Why does the computed angle sometimes return NaN or undefined in software implementations?

There are two primary causes. First, if either vector is a zero vector (all components equal to zero), the magnitude is zero, producing a division by zero in the formula's denominator. The angle of a point relative to any direction is geometrically meaningless. Second, floating-point precision errors under the IEEE 754 standard can push the argument of $\arccos$ slightly outside the valid domain of $[-1, 1]$.

Even a deviation as small as $10^{-15}$ will cause most math libraries to return NaN. The solution is a numerical clamp that constrains the value to the valid domain before evaluating $\arccos$. Any production-grade implementation — from MATLAB's built-in functions to game engine physics solvers — incorporates this safeguard. Its absence is a reliable indicator of non-production code.

What is the practical difference between the dot product result and the scalar projection?

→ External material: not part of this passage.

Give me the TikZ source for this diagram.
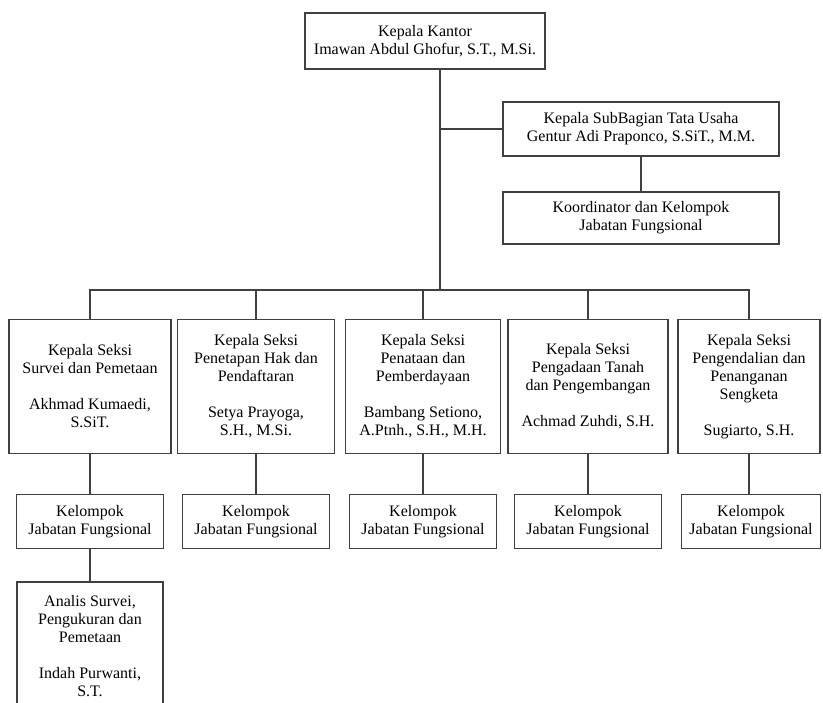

The dot product $\mathbf{A} \cdot \mathbf{B}$ produces a scalar that depends on the magnitudes of both vectors. It answers the question: "How much do these vectors align, weighted by their combined size?" The scalar projection $\frac{\mathbf{A} \cdot \mathbf{B}}{|\mathbf{B}|}$ normalizes out the magnitude of $\mathbf{B}$, answering a different question: "What is the effective length of $\mathbf{A}$ in the direction of $\mathbf{B}$?"

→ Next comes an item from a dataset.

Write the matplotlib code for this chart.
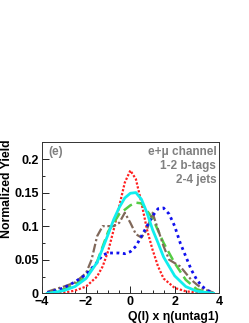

In applied mechanics, the scalar projection is more directly useful. When an engineer needs to know the horizontal pull exerted by a diagonal cable, they need the component of the force vector projected onto the horizontal axis — not the raw dot product. The dot product is the intermediate calculation; the scalar projection is the engineering deliverable.

Can this method determine the angle between vectors in dimensions higher than three?

Yes. The dot product formula $\theta = \arccos\left(\frac{\mathbf{A} \cdot \mathbf{B}}{|\mathbf{A}||\mathbf{B}|}\right)$ generalizes to any finite-dimensional Euclidean space. The algebraic dot product simply sums over all $n$ component pairs: $\sum_{i=1}^{n} A_i B_i$. This is the mathematical basis for cosine similarity in machine learning, where document vectors may exist in spaces with tens of thousands of dimensions.

However, the cross product does not generalize beyond 3D in the same form. Its 3D-specific formulation relies on the determinant of a $3 \times 3$ matrix and produces a vector. In higher dimensions, the analogous operation is the exterior product (wedge product), which produces a bivector rather than a vector. For purely angular calculations in high-dimensional spaces, the dot product method alone is both sufficient and computationally efficient.

The Case for Deterministic Automated Computation

Manual computation of inter-vector angles is tedious and fragile. A single transcription error in one vector component, a misplaced decimal in a magnitude calculation, or a calculator set to the wrong angular mode (degrees vs. radians) can cascade into fundamentally incorrect results.

Automated computation eliminates these failure modes. It enforces numerical clamping, handles edge cases like zero-magnitude vectors gracefully, and delivers consistent results across thousands of iterations without fatigue-induced errors. For any professional workflow — from structural finite element pre-processing to robotic path planning — deterministic, validated computation is not a convenience but a requirement for reliable engineering outcomes.